The fruits of sadhana are always available. The irony is that it cannot be sought out as a goal, it’s a gift of grace. Abhyasa-Vairagyam at play.
The first class of this year was a good reminder of my responsibilities as a student. Homework. Our teacher began with a little introduction to the difference between a beginner class and an intermediate one. He used a beautiful analogy of jodaakshar. There is no English equivalent for the term. The closest would be conjunct consonants. Those familiar with Sanskrit will know how two or three letters can be combined to produce a single syllable. For example, the ‘sya‘ bit in tasya. It is represented as one unit unlike in English. Two letters combined in a certain order. He likened the beginner practice to working on the gross actions and the intermediate one to that of using these jodaakshar. Combining multiple actions and using our consciousness.
It got me thinking about language and it’s ability in conveying what is not explicitly articulated. Oftentimes, the nuances implicit in the teachings are the hidden gems in a class. The symbolism, the underlying basic building blocks couched in alignment instructions. As students beginning to learn how to use these conjunct consonants of asana, the possibilities are endless. In school, we would be required to write the conjuncts down repeatedly until it became an unconscious habit. Repetition and memorisation has always been a key part of the Indian way of learning. I can see the benefit of that practice more clearly now. Just like in asana. The internal checkpoints as I get into an asana and adjust, readjust and examine can be possible only with repetition. Over many instances, sometimes there is a glimpse of more than the physicality. That usually marks a shift in internalising the pose followed by long periods of practising the new normal until there is another breakthrough.

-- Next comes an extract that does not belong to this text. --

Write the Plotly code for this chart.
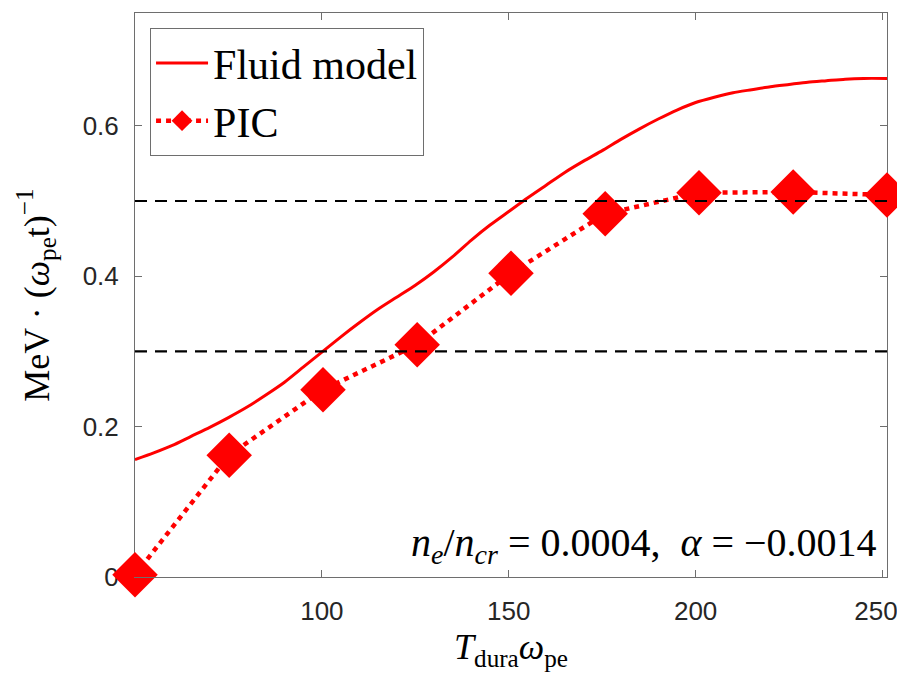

I don’t feel that it is about the final classic expression of the asana but more of the internal landscape. That’s why sometimes a pose feels like I can hold it forever and there is no sense of time. Akin to what my friend, Michael wrote about in a recent post, the bhava. It’s an internal posturing.

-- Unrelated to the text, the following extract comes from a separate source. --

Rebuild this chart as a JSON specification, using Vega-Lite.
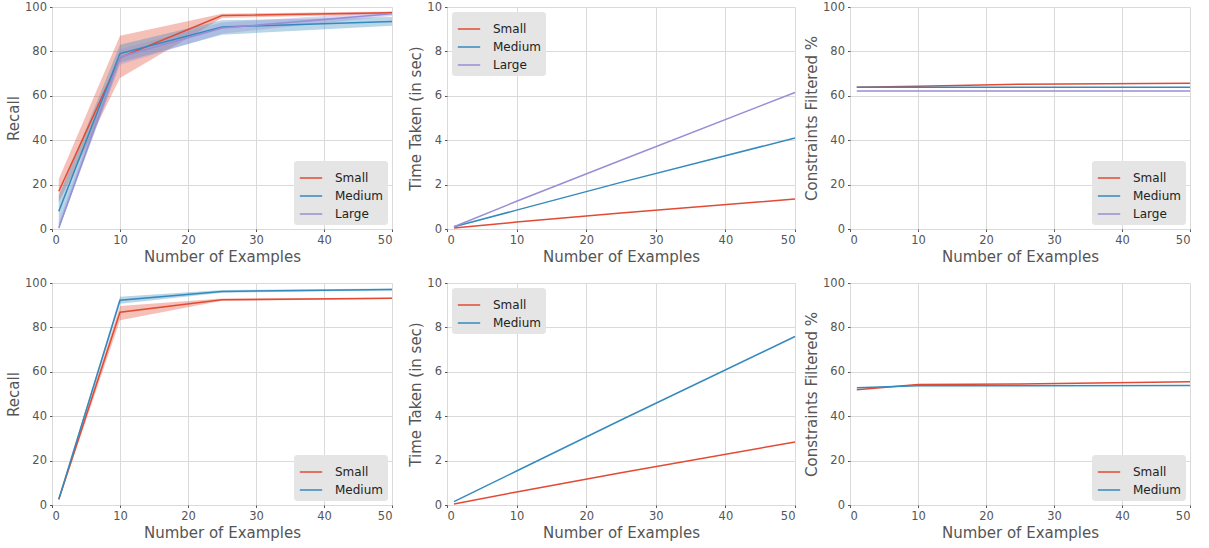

Post class, I was running some errands and had to walk a bit in an older part of the city. I came across a house named Purshottam House. It set of a chain of thoughts about the name Purshottam. That’s an address Arjuna gives Krishna in the Geeta. It is also an Indian name. How far back did we start giving ourselves names and family names? A child is named with lot of love by his/her parents and there is some symbolism connected with it. But, over the years and generations, it loses its reference and becomes just a name. In our puranas and ithihas, names of the characters are rich in their symbolism. The name was bestowed or earned through tapas/benediction. Although still practised, the tradition of finding suitable syllables for a name is a dwindling one. Most babies are now named for how unique the names sound etc. The astrological context is removed. It is hard to sift through all the repackaged traditions to find authentic ones. They are usually the ones without any media chatter and need for validation.
Maybe sounds and language are my tools to learn. It feels good to find them back in my life, I was lost without their guidance. The texts speak to me once again and my heart is filled. In gratitude.